Bugüne kadar Afganistan’ın Aral havzası hidropolitiğinde dikkate alınmama nedenleri çok çeşitlidir. Sovyetler Birliği döneminde 1958 yılında Afganistan ile sınır oluşturan sulara ilişkin bir andlaşma imzalanmıştır. Bu andlaşma ve daha sonra yapılan diğer düzenlemeler tarafların herhangi bir su kaynağı geliştirme faaliyetine girmeden önce diğer tarafla görüşmelerde bulunmasını öngörmüştür. Ancak Sovyetler Birliği’nin dağılması ve değişen siyasi ilişkiler Orta Asya ülkeleri ile Afganistan arasındaki ilişkileri kötü etkilemiştir. Afganistan’da iktidarı ele geçiren Taliban ile ilişkilerin gergin olması ayrıca Taliban hükümetinin tüm Afganistan’a hakim olamaması nedeniyle Afganistan Amu-Derya nehrine ilişkin siyasetin daima dışında kalmıştır. 2001 yılındaki Amerikan işgali sonrası Taliban’ın iktidardan uzaklaşması sonrasında karışıklıkların devam etmesi ve etkili bir merkezi hükümetin kurulamamış olması bu yöndeki eğilimi devam ettirmektedir.
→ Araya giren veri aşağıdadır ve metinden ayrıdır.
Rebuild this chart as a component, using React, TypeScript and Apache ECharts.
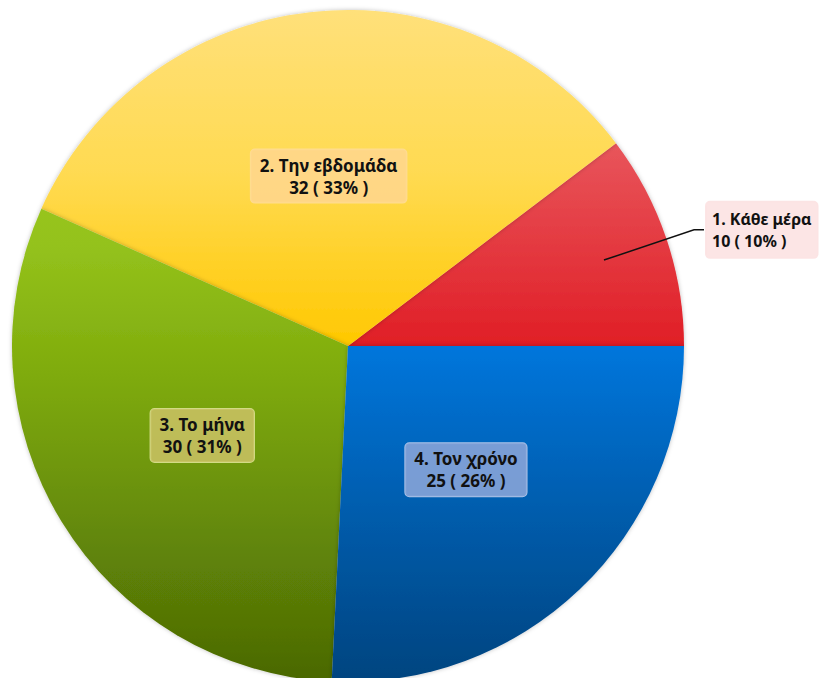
import React, { useEffect, useRef } from "react";
import * as echarts from "echarts";

const categories = ["1. Κάθε μέρα", "2. Την εβδομάδα", "3. Το μήνα", "4. Τον χρόνο"];
const values = [10, 32, 30, 25];

const grad = (stops: [number, string][]) => ({
  type: "linear",
  global: true,
  x: 0,
  y: 10,
  x2: 0,
  y2: 682,
  colorStops: stops.map(([offset, color]) => ({ offset, color })),
});

const sliceColors = [
  grad([[0, "#EE6A70"], [0.2, "#E8555B"], [0.5, "#E01E26"], [1, "#B01015"]]),
  grad([[0, "#FFE07A"], [0.25, "#FFDA50"], [0.5, "#FFC800"], [1, "#E0A800"]]),
  grad([[0, "#A8D030"], [0.35, "#94C21C"], [0.55, "#7EAA0C"], [1, "#4A6804"]]),
  grad([[0, "#2090F0"], [0.5, "#0076DC"], [0.75, "#005CAC"], [1, "#00447F"]]),
];

const labelBoxes = [
  { backgroundColor: "rgba(252,228,228,0.95)", borderColor: "rgba(252,228,228,0.95)" },
  { backgroundColor: "rgba(255,214,140,0.9)", borderColor: "rgba(255,222,150,0.9)" },
  { backgroundColor: "rgba(198,192,96,0.9)", borderColor: "rgba(215,222,140,0.95)" },
  { backgroundColor: "rgba(128,160,214,0.95)", borderColor: "rgba(180,200,235,0.95)" },
];

export default function App() {
  const ref = useRef<HTMLDivElement>(null);
  useEffect(() => {
    if (!ref.current) return;
    const chart = echarts.init(ref.current, null, { renderer: "svg" });
    const baseLabel = {
      formatter: "{b}\n{c} ( {d}% )",
      fontFamily: "Noto Sans",
      fontWeight: "bold" as const,
      fontSize: 17,
      lineHeight: 22,
      color: "#111",
      align: "center" as const,
      padding: [5, 9, 4, 9],
      borderRadius: 4,
      borderWidth: 1,
      overflow: "none" as const,
    };
    chart.setOption({
      animation: false,
      backgroundColor: "#ffffff",
      series: [
        {
          type: "pie",
          z: 2,
          center: [348, 346],
          radius: 336,
          startAngle: 0,
          clockwise: false,
          percentPrecision: 0,
          silent: true,
          avoidLabelOverlap: false,
          itemStyle: { borderWidth: 0, shadowColor: "rgba(0,0,0,0.25)", shadowBlur: 4 },
          label: { ...baseLabel, position: "inside" },
          labelLine: { show: false },
          data: categories.map((name, i) => ({
            name,
            value: values[i],
            itemStyle: { color: sliceColors[i] },
            label: i === 0 ? { show: false } : { ...baseLabel, position: "inside", ...labelBoxes[i] },
          })),
        },
        {
          type: "pie",
          z: 5,
          center: [348, 346],
          radius: 270,
          startAngle: 0,
          clockwise: false,
          percentPrecision: 0,
          silent: true,
          avoidLabelOverlap: false,
          itemStyle: { color: "rgba(0,0,0,0)", borderWidth: 0 },
          label: { show: false },
          labelLine: { show: false },
          data: categories.map((name, i) => ({
            name,
            value: values[i],
            label:
              i === 0
                ? {
                    ...baseLabel,
                    show: true,
                    position: "outside",
                    fontSize: 16,
                    distanceToLabelLine: 2,
                    padding: [6, 6, 6, 6],
                    ...labelBoxes[0],
                  }
                : { show: false },
            labelLine:
              i === 0
                ? { show: true, length: 95, length2: 10, lineStyle: { color: "#111", width: 1.5 } }
                : { show: false },
          })),
        },
      ],
    });
    return () => chart.dispose();
  }, []);
  return (
    <div
      ref={ref}
      style={{ position: "fixed", left: 0, top: 0, width: 826, height: 678, background: "#fff" }}
    />
  );
}
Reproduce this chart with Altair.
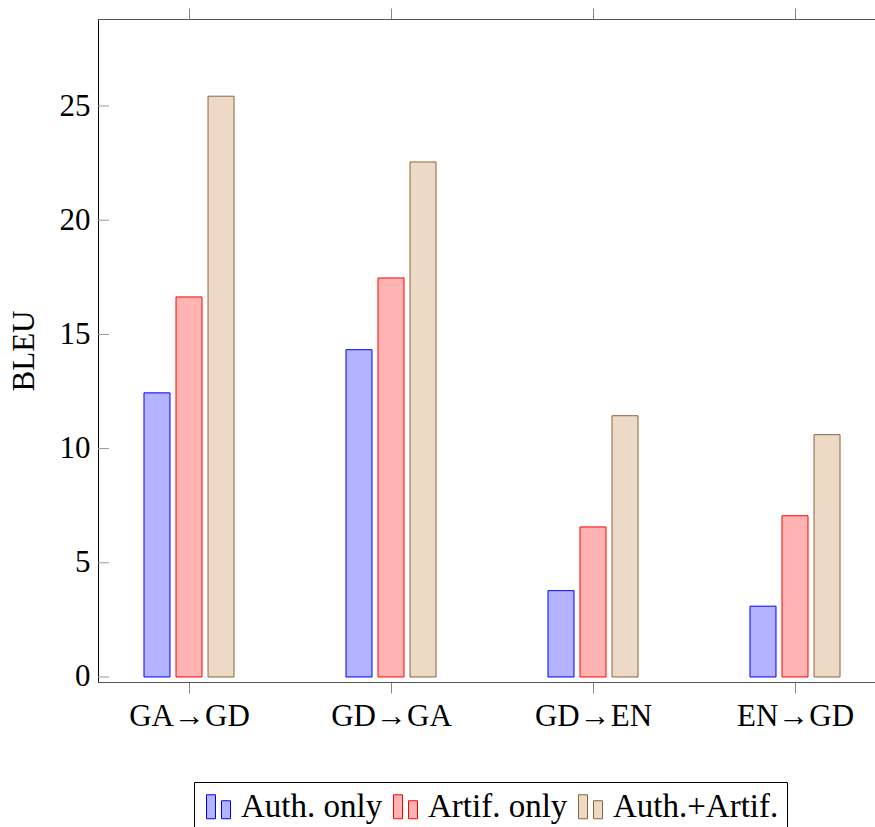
import json
import altair as alt
import pandas as pd

categories = ["GA→GD", "GD→GA", "GD→EN", "EN→GD"]
series = ["Auth. only", "Artif. only", "Auth.+Artif."]
auth_only = [12.44, 14.33, 3.78, 3.10]
artif_only = [16.64, 17.47, 6.57, 7.06]
auth_artif = [25.43, 22.55, 11.44, 10.61]
y_ticks = [0, 5, 10, 15, 20, 25]

fills = ["#b3b3ff", "#ffb3b3", "#ecd9c6"]
strokes = ["#0000ff", "#ff0000", "#8f6339"]

FONT = "Liberation Serif"
FS = 31
LFS = 33

rows = []
for s_idx, (name, vals) in enumerate(zip(series, [auth_only, artif_only, auth_artif])):
    for c_idx, (cat, v) in enumerate(zip(categories, vals)):
        rows.append({"cat": cat, "cat_idx": c_idx, "series": name, "s_idx": s_idx, "value": v})
df = pd.DataFrame(rows)
cat_df = pd.DataFrame({"cat": categories, "cat_idx": list(range(len(categories)))})
tick_df = pd.DataFrame({"v": y_ticks})

xscale = alt.Scale(domain=[-0.4505, 3.396], nice=False, zero=False, padding=0)
yscale = alt.Scale(domain=[-0.22, 28.81], nice=False, zero=False, padding=0)

label_expr = json.dumps(categories) + "[datum.value]"

legend_icon = "M-1,-1H-0.25V1H-1Z M0.25,-0.5H1V1H0.25Z"

def make_legend():
    return alt.Legend(orient="none", direction="horizontal", legendX=96, legendY=763,
                      symbolType=legend_icon, symbolSize=576, symbolStrokeWidth=1,
                      labelFont=FONT, labelFontSize=LFS, labelColor="black",
                      labelOffset=6, columnPadding=6, labelLimit=400, strokeColor="black",
                      padding=8, fillColor="white", symbolOpacity=1)

bars = alt.Chart(df).transform_calculate(
    xpos="datum.cat_idx + (datum.s_idx - 1) * 0.1585"
).mark_bar(size=26, strokeWidth=1, opacity=1).encode(
    x=alt.X("xpos:Q", scale=xscale,
            axis=alt.Axis(orient="bottom", values=[0, 1, 2, 3], labelExpr=label_expr,
                          title=None, grid=False, domainColor="#555", tickColor="#888",
                          tickSize=11, labelFont=FONT, labelFontSize=FS, labelColor="black",
                          labelPadding=8)),
    y=alt.Y("value:Q", scale=yscale,
            axis=alt.Axis(orient="left", values=y_ticks, ticks=False, grid=False,
                          domainColor="black", labelFont=FONT, labelFontSize=FS,
                          labelColor="black", labelPadding=8, title="BLEU",
                          titleFont=FONT, titleFontSize=FS, titleFontWeight="normal",
                          titleColor="black", titlePadding=19)),
    y2=alt.datum(0),
    fill=alt.Fill("series:N", scale=alt.Scale(domain=series, range=fills), title=None,
                  legend=make_legend()),
    stroke=alt.Stroke("series:N", scale=alt.Scale(domain=series, range=strokes), title=None,
                      legend=make_legend()),
)

top_axis = alt.Chart(cat_df).mark_point(opacity=0).encode(
    x=alt.X("cat_idx:Q", scale=xscale,
            axis=alt.Axis(orient="top", values=[0, 1, 2, 3], labels=False, title=None,
                          grid=False, domainColor="#555", tickColor="#888", tickSize=11)),
    y=alt.Y("cat_idx:Q", scale=yscale, axis=None),
)

y_inner_ticks = alt.Chart(tick_df).mark_rule(color="#999", strokeWidth=1).encode(
    y=alt.Y("v:Q", scale=yscale, axis=None),
    x=alt.value(0),
    x2=alt.value(11),
)

chart = alt.layer(bars, y_inner_ticks, top_axis).resolve_axis(
    x="independent", y="independent"
).properties(
    width=777, height=663,
    autosize=alt.AutoSizeParams(type="none"),
    padding={"left": 98, "top": 19, "right": 0, "bottom": 145},
    background="white",
).configure_view(stroke=None)

chart.save("out.html", embed_options={"renderer": "svg", "actions": False})
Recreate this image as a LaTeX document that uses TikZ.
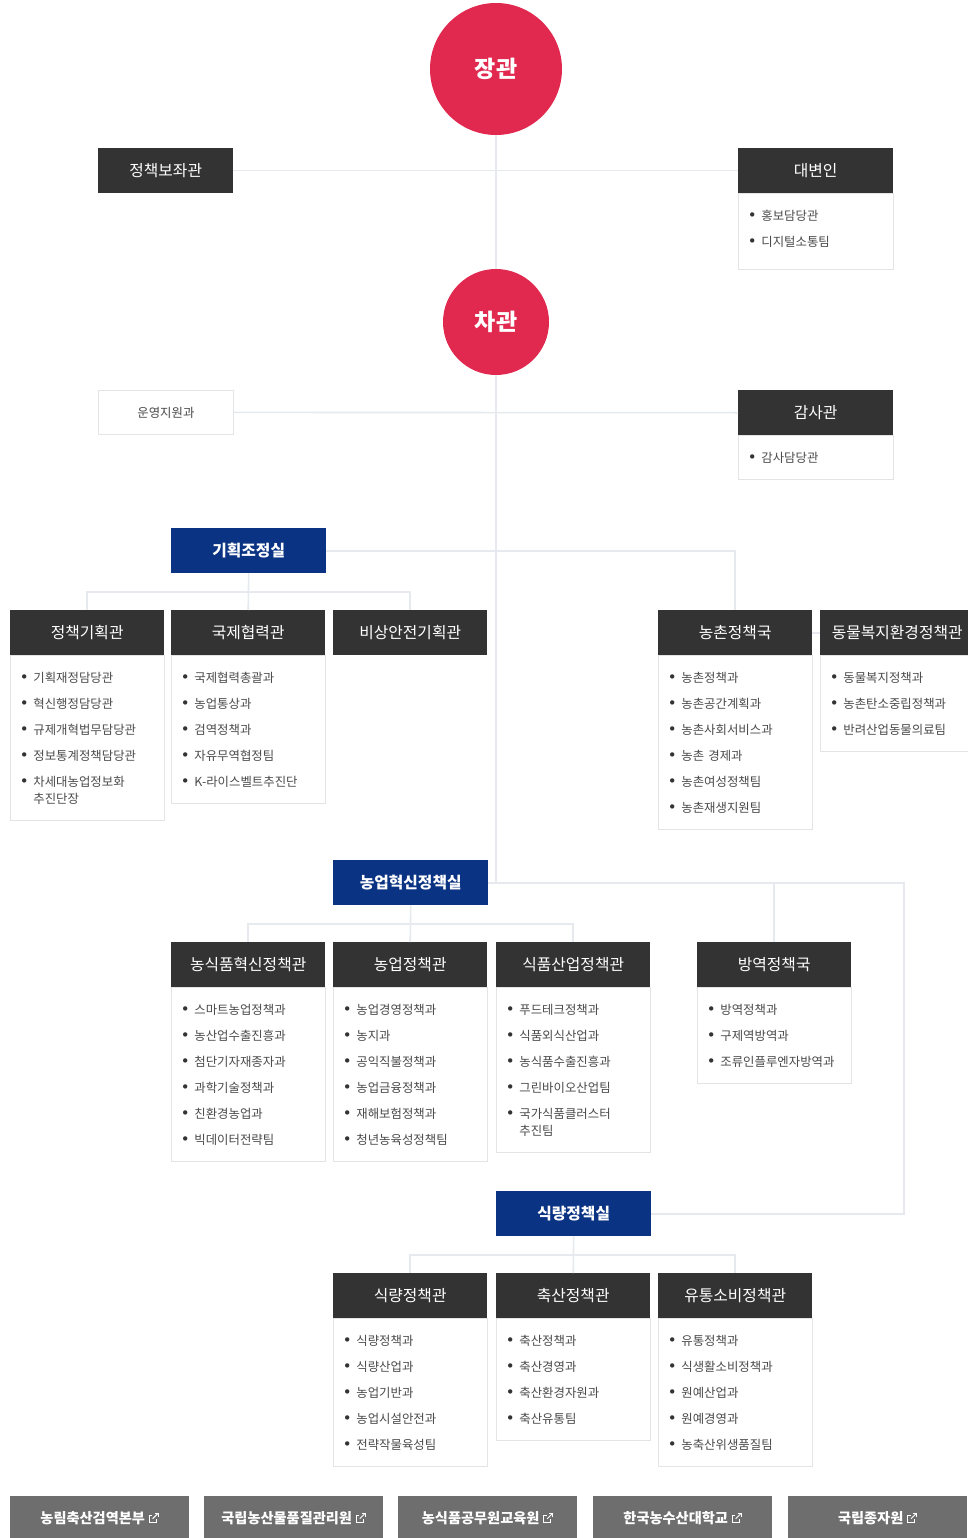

Ancak Afganistan dışişleri bakanlığının 2007 yılında yayınladığı “Afganistan’ın Sınıraşan Sulara İlişkin Politikası” başlıklı belge bu durumun daha fazla devam etmeyeceğini göstermektedir. Bu belgede aşağı kıyıdaş ülkelere dair birtakım ithamlar bulunmaktadır. Aşağı kıyıdaşların Afganistan’ın otuz yıldır içinde bulunduğu istikrarsız durumdan faydalanarak sınıraşan sulardan çektikleri suların miktarını artırdıkları ifade edilerek, Afganistan’ın bu dönemde bu sular üzerinde proje geliştirme ve uygulama imkanından yoksun olduğu belirtilmiştir. Bu duruma rağmen Afganistan’ın bölgesel işbirliği içinde hareket edeceği ve yabancı yatırımcıların bölgeye çekilmesine çalışılacağı vurgulanmaktadır.
 
Açıklanan bu belge kısa vadede herhangi bir değişiklik olmayacağının ifadesi olmakla birlikte orta ve uzun vadede Afganistan’ın da Aral gölü havzası hidropolitiğinde dikkate alınması gereken bir kıyıdaş olduğunu göstermektedir. Bu aşamadan sonra bölge ülkelerinin yapacakları düzenlemelerde Afganistan’ı da hesaba katmak durumunda kalacakları açıktır.